The report that KQ sold its landing slot at Heathrow was seen as selling a birthright. Another complaint is timekeeping. We have not added the wait for dividends for shareholders, and I am one of them.
In the privacy of their thoughts, many Kenyans feel the government babysits KQ. And like a mother hen does, it should be kicked off.
I tried to get the truth from KQ itself.
The outsiders are correct in seeing full planes. Only that they can’t see the costs. Profit is revenue minus the cost. Through the price and number of passengers, we see the revenue.
But cost is usually invisible. That invisibility is the secret weapon to profitability. You can keep reducing the cost while maintaining the same price. That will earn you a bigger market without rattling your competitors. Can KQ do that?
The operating costs of the planes are high, driven by the fact that in this industry, margins of error are almost zero. You can’t have half-maintained planes, no slight intended, like a matatu. The pilots must be well trained, with no option for 'squads'. You can’t use adulterated fuel or mitumba spares.
A few options would restore the pride in 'Pride of Africa'. It was once a case study on privatisation, we'll deliberately not live in the past and instead ask how KQ can be turned around.
One easy option is capacity utilisation, ensuring that current resources are put into use. That includes planes themselves. A parked aircraft is a waste unless under routine maintenance. What of landing slots? What of pilots? What of cabin crew? What of excess expertise and space?
Higher capacity utilisation brings in more revenues but raises costs. Good pricing and focusing on lucrative markets can strike a balance. West Africa is one such market and connects to North Africa. What of the Asian market?
I note that though Ethiopian flies many international routes, it has not forgotten that charity begins at home. Are there local markets that can be 'created' riding on our obsession with class and status? If matatu can create 'shuttles' for passengers in a hurry, there could be an air market for such passengers. Does KQ have helicopters for hire? Air taxis?
KQ could compete by being homely. Tusker makes us feel at home, but why is ugali missing from the menu? We get injera on Ethiopian!
Fuel is a big input cost, and supply disruption is expected as Opec change their prices, or shocks like the Ukraine war. Locally we are also not immune to the hike in fuel price, which has caused the prices of basic commodities to go up. Hedging has not worked.
Higher prices keep off customers. Any intelligence on possible price shifts would help. We make provisions for bad debt, and KQ should make provisions for the rise in fuel prices. We are unlikely to have electric planes soon.
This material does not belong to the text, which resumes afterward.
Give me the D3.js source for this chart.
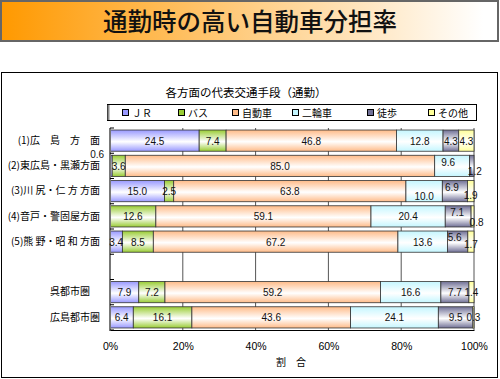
<!DOCTYPE html>
<html>
<head>
<meta charset="utf-8">
<script src="https://cdn.jsdelivr.net/npm/d3@7"></script>
<style>
  body { margin: 0; background: #fff; }
  svg { display: block; }
</style>
</head>
<body>
<script>
// 各方面の代表交通手段（通勤） - shares in %
const modes = ["ＪＲ", "バス", "自動車", "二輪車", "徒歩", "その他"];
const areas = ["(1)広　島　方　面", "(2)東広島・黒瀬方面", "(3)川 尻・仁 方 方面",
               "(4)音戸・警固屋方面", "(5)熊 野・昭 和 方面", "", "呉都市圏　", "広島都市圏"];
const jr    = [24.5, 0.6, 15.0, 0,    3.4, null, 7.9, 6.4];
const bus   = [7.4,  3.6, 2.5,  12.6, 8.5, null, 7.2, 16.1];
const car   = [46.8, 85.0, 63.8, 59.1, 67.2, null, 59.2, 43.6];
const bike  = [12.8, 9.6, 10.0, 20.4, 13.6, null, 16.6, 24.1];
const walk  = [4.3,  1.2, 6.9,  7.1,  5.6, null, 7.7, 9.5];
const other = [4.3,  0,   1.9,  0.8,  1.7, null, 1.4, 0.3];
const xTicks = [0, 20, 40, 60, 80, 100];

const series = [jr, bus, car, bike, walk, other];
const colors = ["#9999ff", "#99cc33", "#ffbb88", "#c4f6ff", "#707096", "#ffff99"];

// hand-moved data labels in the original (row,col -> dx,dy)
const labelNudge = {"1,0": [-14, -12], "1,3": [-4, -4], "1,4": [3, 5],
                    "2,3": [0, 5], "2,4": [-3, -4], "2,5": [0, 4],
                    "3,4": [-1, -4], "3,5": [4, 6], "4,4": [-3, -5], "4,5": [0, 2]};
const legendX = [122, 178, 232, 292, 367, 428];

const W = 500, H = 379;
const jpFont = "'Noto Sans CJK JP', 'Noto Sans', sans-serif";
const numFont = "'Liberation Sans', Arial, sans-serif";

const svg = d3.select("body").append("svg")
  .attr("width", W).attr("height", H)
  .attr("viewBox", [0, 0, W, H]);

const defs = svg.append("defs");
const banner = defs.append("linearGradient").attr("id", "banner")
  .attr("x1", 0).attr("x2", 1).attr("y1", 0).attr("y2", 0);
banner.append("stop").attr("offset", 0).attr("stop-color", "#ff9900");
banner.append("stop").attr("offset", 0.97).attr("stop-color", "#ffffff");

colors.forEach((c, i) => {
  const g = defs.append("linearGradient").attr("id", "grad" + i)
    .attr("x1", 0).attr("x2", 0).attr("y1", 0).attr("y2", 1);
  g.append("stop").attr("offset", 0).attr("stop-color", c);
  g.append("stop").attr("offset", 0.55).attr("stop-color", "#ffffff");
  g.append("stop").attr("offset", 1).attr("stop-color", c);
});

// title banner
svg.append("rect").attr("x", 1).attr("y", 1).attr("width", 497).attr("height", 40)
  .attr("fill", "url(#banner)").attr("stroke", "#666").attr("stroke-width", 2);
svg.append("text").attr("x", 250).attr("y", 31)
  .attr("text-anchor", "middle").attr("font-family", jpFont)
  .attr("font-size", 24.5).attr("font-weight", 500).attr("fill", "#111")
  .text("通勤時の高い自動車分担率");

// chart frame
svg.append("rect").attr("x", 1.5).attr("y", 72.5).attr("width", 496).attr("height", 305)
  .attr("fill", "none").attr("stroke", "#000");

svg.append("text").attr("x", 246).attr("y", 97)
  .attr("text-anchor", "middle").attr("font-family", jpFont)
  .attr("font-size", 11.5).text("各方面の代表交通手段（通勤）");

// legend
svg.append("rect").attr("x", 107.5).attr("y", 104.5).attr("width", 369).attr("height", 16)
  .attr("fill", "#fff").attr("stroke", "#000");
svg.append("line").attr("x1", 108.5).attr("x2", 108.5).attr("y1", 105).attr("y2", 120)
  .attr("stroke", "#888").attr("stroke-width", 2);
const leg = svg.append("g").selectAll("g").data(modes).join("g")
  .attr("transform", (d, i) => `translate(${legendX[i]},112.5)`);
leg.append("rect").attr("x", 0.5).attr("y", -3).attr("width", 6).attr("height", 6)
  .attr("fill", (d, i) => colors[i]).attr("stroke", "#000").attr("stroke-width", 1);
leg.append("text").attr("x", 10).attr("y", 4)
  .attr("font-family", jpFont).attr("font-size", 10).text(d => d);

// plot
const x = d3.scaleLinear().domain([0, 100]).range([110, 474]);
const y = d3.scaleBand().domain(areas).range([128, 330]).paddingInner(0.16).paddingOuter(0.08);

// gridlines
svg.append("g").selectAll("line").data(xTicks.slice(1)).join("line")
  .attr("x1", d => x(d)).attr("x2", d => x(d))
  .attr("y1", 128).attr("y2", 330)
  .attr("stroke", "#555").attr("stroke-width", 1);

const rows = areas.map((a, r) => ({area: a, vals: series.map(s => s[r])}))
  .filter(d => d.vals[0] !== null);

const segs = [];
rows.forEach(row => {
  let acc = 0;
  const r = areas.indexOf(row.area);
  row.vals.forEach((v, c) => {
    segs.push({r, c, area: row.area, v, x0: acc, x1: acc + v});
    acc += v;
  });
});

svg.append("g").selectAll("rect").data(segs.filter(d => d.v > 0)).join("rect")
  .attr("x", d => x(d.x0))
  .attr("y", d => y(d.area))
  .attr("width", d => Math.min(x(d.x1), x(100)) - x(d.x0))
  .attr("height", y.bandwidth())
  .attr("fill", d => `url(#grad${d.c})`)
  .attr("stroke", "#333").attr("stroke-width", 0.8);

// axes
const xAxis = svg.append("g").attr("transform", "translate(0,330)")
  .call(d3.axisBottom(x).tickValues(xTicks).tickFormat(d => d + "%").tickSize(0).tickPadding(13));
xAxis.select(".domain").attr("stroke", "#000").attr("stroke-width", 1.2);
xAxis.selectAll("text").attr("font-family", numFont).attr("font-size", 10.5).attr("fill", "#000");

const yAxis = svg.append("g").attr("transform", "translate(110,0)")
  .call(d3.axisLeft(y).tickSize(0).tickPadding(10));
yAxis.select(".domain").remove();
yAxis.selectAll("text").attr("font-family", jpFont).attr("font-size", 10).attr("fill", "#000");

svg.append("line").attr("x1", 110).attr("x2", 110).attr("y1", 128).attr("y2", 331)
  .attr("stroke", "#777").attr("stroke-width", 2);
const bounds = areas.map(a => y(a) - y.step() * y.paddingInner() / 2).concat([330]);
svg.append("g").selectAll("line").data(bounds).join("line")
  .attr("x1", 110).attr("x2", 114).attr("y1", d => d).attr("y2", d => d)
  .attr("stroke", "#000");

svg.append("text").attr("x", 291).attr("y", 366)
  .attr("text-anchor", "middle").attr("font-family", jpFont)
  .attr("font-size", 10).text("割　合");

// data labels
svg.append("g").selectAll("text").data(segs.filter(d => d.v > 0)).join("text")
  .attr("x", d => (x(d.x0) + x(Math.min(d.x1, 100))) / 2 + (labelNudge[d.r + "," + d.c] || [0, 0])[0])
  .attr("y", d => y(d.area) + y.bandwidth() / 2 + 4 + (labelNudge[d.r + "," + d.c] || [0, 0])[1])
  .attr("text-anchor", "middle")
  .attr("font-family", numFont).attr("font-size", 10).attr("fill", "#111")
  .text(d => d3.format(".1f")(d.v));
</script>
</body>
</html>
The exchange rate is the economic millstone. KQ debt is in dollars, which has been appreciating. You need more Kenya shillings to pay for debt. That would demand more revenues to cover the loss in the exchange rate.
How much leverage does KQ have on its suppliers? That is a cost stream that is a low-lying fruit. How long are the supply contracts? And supply chains? Which ones can be re-negotiated? Any substitutes?
Image is everything. Beyond being a high-priced airline, what is the other image of our airline? Few Kenyans can doubt there is some pride in owning an airline - but more so when it is profitable.
The future of KQ lies in a pair of scissors. It needs both blades to cut. One blade reduces the costs. The other blade deepens and widens the market. What percentage of Kenyans have ever flown?
The blades can also be seen as competing at home and beyond the borders. For all the blades to cut, they must be sharpened by economic reality, espoused by fuel prices, a duopoly in aircraft supply, legacy debts and evidence-based decisions.
The ultimate solution to this industry is faster economic growth. This spawns a middle class more conscious of time and willing to fly for leisure and business. That growth needs two blades, too: private sector and public (read government).